Le Sage a conscience de l’éternité de l’Atman. Il sait que si un homme meurt tué, son âme n’est pas tuée, car elle est immortelle.
Puis Krishna continue en donnant quelques explications sur la Loi d’Action et de Réaction.
La théorie de la réincarnation
La loi du karma est la loi d’action et de réaction. Nous comprenons parfaitement cette loi dans notre culture occidentale: nous disons par exemple que nous récoltons ce que nous avons semé. C’est exactement cela, la loi du karma. Les hindous et les bouddhistes la poussent beaucoup plus loin, puisqu’ils disent que nous générons tellement de karma, qu’il n’est pas possible d’en récolter toutes les conséquences dans une vie. Or, comme notre âme individuelle aspire à expérimenter les fruits de toutes ses actions, elle revient sous de nouvelles formes, pour assouvir ses désirs et les conséquences de ses actes. C’est ce que l’on appelle la théorie de la réincarnation.

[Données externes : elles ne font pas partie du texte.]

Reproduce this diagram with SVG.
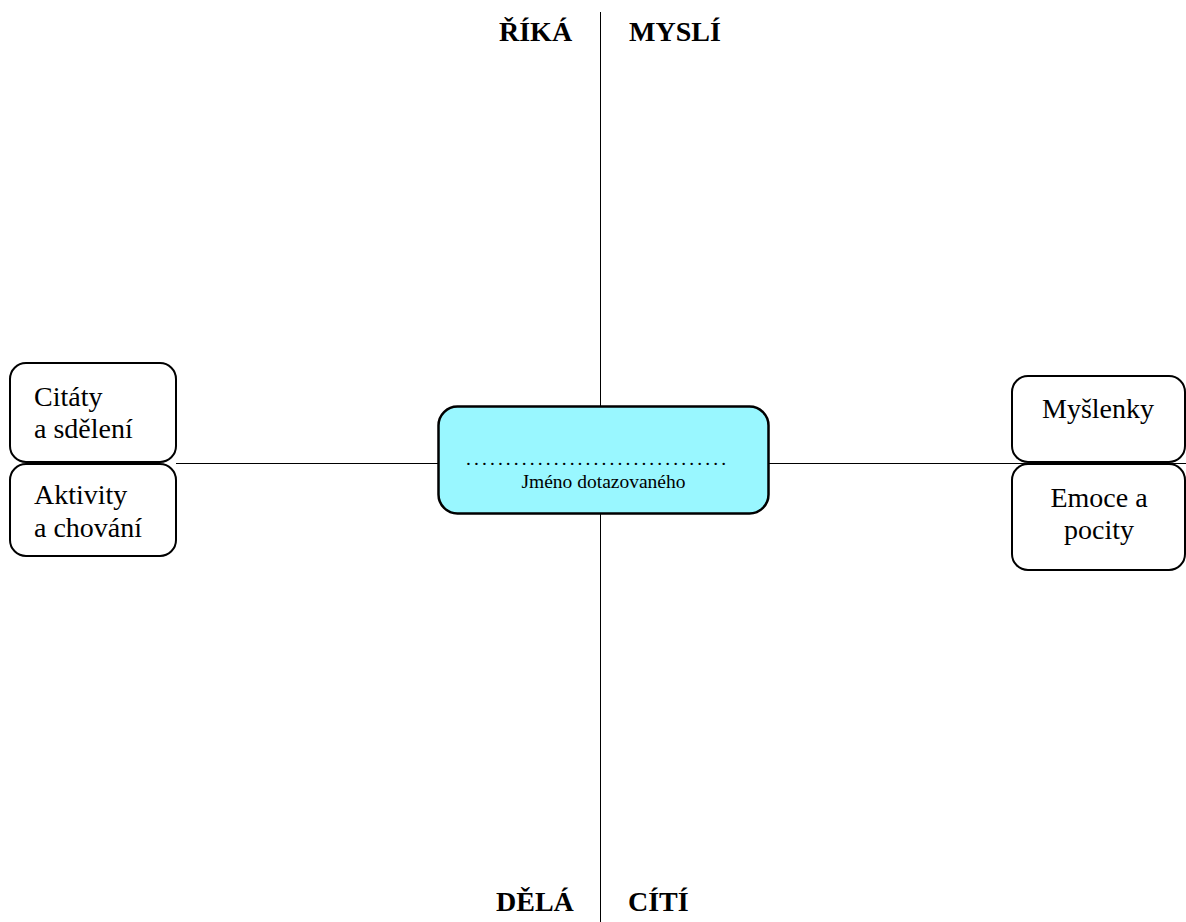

Krishna exprime ainsi la transmigration de l’âme, dans ce 2e chapitre:
II.22. L’âme incarnée rejette les vieux corps et en revêt de nouveaux, comme un homme échange un vêtement usé contre un neuf.
II.24. On ne saurait la pourfendre, on ne saurait la brûler, on ne saurait la mouiller ni la dessécher. Stable, éternellement immobile, pénétrant tout, elle est pour toujours et à jamais.
II.25. Elle est non-manifestée, elle est impensable, elle est immuable; ainsi est-elle décrite [par les écritures]; donc, la connaissant comme telle, tu ne devrais point t’affliger.
La mort fait peur, la perte des êtres aimés est une grande souffrance. Arjuna est terrassé de douleur en pensant qu’il devra porter les armes contre ses anciens maîtres, contre ses anciens amis et des membres de sa famille. Krishna rappelle, avant de porter beaucoup plus loin encore son explication, que la mort telle que nous la concevons n’est pas la fin de notre existence…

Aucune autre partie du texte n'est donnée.